# Work to do:
Word for word, give the material below again, minus any images.
--
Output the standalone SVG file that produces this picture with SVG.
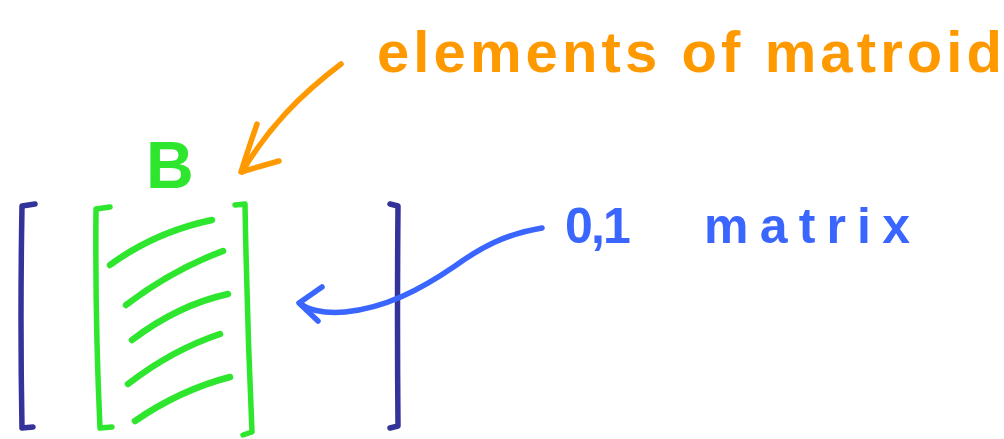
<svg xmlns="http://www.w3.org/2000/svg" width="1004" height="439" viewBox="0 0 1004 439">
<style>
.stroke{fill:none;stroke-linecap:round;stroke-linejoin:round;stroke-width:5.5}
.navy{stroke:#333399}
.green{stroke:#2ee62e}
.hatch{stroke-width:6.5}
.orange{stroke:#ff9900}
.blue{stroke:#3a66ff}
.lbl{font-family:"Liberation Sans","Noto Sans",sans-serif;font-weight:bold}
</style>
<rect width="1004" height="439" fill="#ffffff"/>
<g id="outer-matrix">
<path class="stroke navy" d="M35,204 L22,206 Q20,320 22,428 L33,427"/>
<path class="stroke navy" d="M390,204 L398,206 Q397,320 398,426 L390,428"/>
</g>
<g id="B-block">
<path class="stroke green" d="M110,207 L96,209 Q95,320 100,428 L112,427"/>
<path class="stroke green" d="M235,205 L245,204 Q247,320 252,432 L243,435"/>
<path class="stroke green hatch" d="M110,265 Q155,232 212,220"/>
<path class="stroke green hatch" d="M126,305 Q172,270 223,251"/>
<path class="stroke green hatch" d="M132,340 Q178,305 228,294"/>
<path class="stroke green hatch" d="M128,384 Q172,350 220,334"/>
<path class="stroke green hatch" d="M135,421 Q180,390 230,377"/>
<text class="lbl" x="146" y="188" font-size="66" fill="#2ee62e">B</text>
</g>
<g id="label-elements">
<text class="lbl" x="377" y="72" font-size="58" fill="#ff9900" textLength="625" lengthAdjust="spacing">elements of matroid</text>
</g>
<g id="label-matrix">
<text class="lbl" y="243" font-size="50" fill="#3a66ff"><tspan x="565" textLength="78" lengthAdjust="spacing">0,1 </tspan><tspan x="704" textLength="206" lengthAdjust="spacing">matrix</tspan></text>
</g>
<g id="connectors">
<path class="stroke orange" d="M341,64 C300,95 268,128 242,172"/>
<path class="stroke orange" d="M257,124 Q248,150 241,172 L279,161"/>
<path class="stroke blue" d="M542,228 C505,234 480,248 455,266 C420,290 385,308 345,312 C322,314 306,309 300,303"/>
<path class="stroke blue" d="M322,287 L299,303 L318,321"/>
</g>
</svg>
--
# Solution to the exercise:
Output the standalone SVG file that produces this picture with SVG.
<svg xmlns="http://www.w3.org/2000/svg" width="1004" height="439" viewBox="0 0 1004 439">
<style>
.stroke{fill:none;stroke-linecap:round;stroke-linejoin:round;stroke-width:5.5}
.navy{stroke:#333399}
.green{stroke:#2ee62e}
.hatch{stroke-width:6.5}
.orange{stroke:#ff9900}
.blue{stroke:#3a66ff}
.lbl{font-family:"Liberation Sans","Noto Sans",sans-serif;font-weight:bold}
</style>
<rect width="1004" height="439" fill="#ffffff"/>
<g id="outer-matrix">
<path class="stroke navy" d="M35,204 L22,206 Q20,320 22,428 L33,427"/>
<path class="stroke navy" d="M390,204 L398,206 Q397,320 398,426 L390,428"/>
</g>
<g id="B-block">
<path class="stroke green" d="M110,207 L96,209 Q95,320 100,428 L112,427"/>
<path class="stroke green" d="M235,205 L245,204 Q247,320 252,432 L243,435"/>
<path class="stroke green hatch" d="M110,265 Q155,232 212,220"/>
<path class="stroke green hatch" d="M126,305 Q172,270 223,251"/>
<path class="stroke green hatch" d="M132,340 Q178,305 228,294"/>
<path class="stroke green hatch" d="M128,384 Q172,350 220,334"/>
<path class="stroke green hatch" d="M135,421 Q180,390 230,377"/>
<text class="lbl" x="146" y="188" font-size="66" fill="#2ee62e">B</text>
</g>
<g id="label-elements">
<text class="lbl" x="377" y="72" font-size="58" fill="#ff9900" textLength="625" lengthAdjust="spacing">elements of matroid</text>
</g>
<g id="label-matrix">
<text class="lbl" y="243" font-size="50" fill="#3a66ff"><tspan x="565" textLength="78" lengthAdjust="spacing">0,1 </tspan><tspan x="704" textLength="206" lengthAdjust="spacing">matrix</tspan></text>
</g>
<g id="connectors">
<path class="stroke orange" d="M341,64 C300,95 268,128 242,172"/>
<path class="stroke orange" d="M257,124 Q248,150 241,172 L279,161"/>
<path class="stroke blue" d="M542,228 C505,234 480,248 455,266 C420,290 385,308 345,312 C322,314 306,309 300,303"/>
<path class="stroke blue" d="M322,287 L299,303 L318,321"/>
</g>
</svg>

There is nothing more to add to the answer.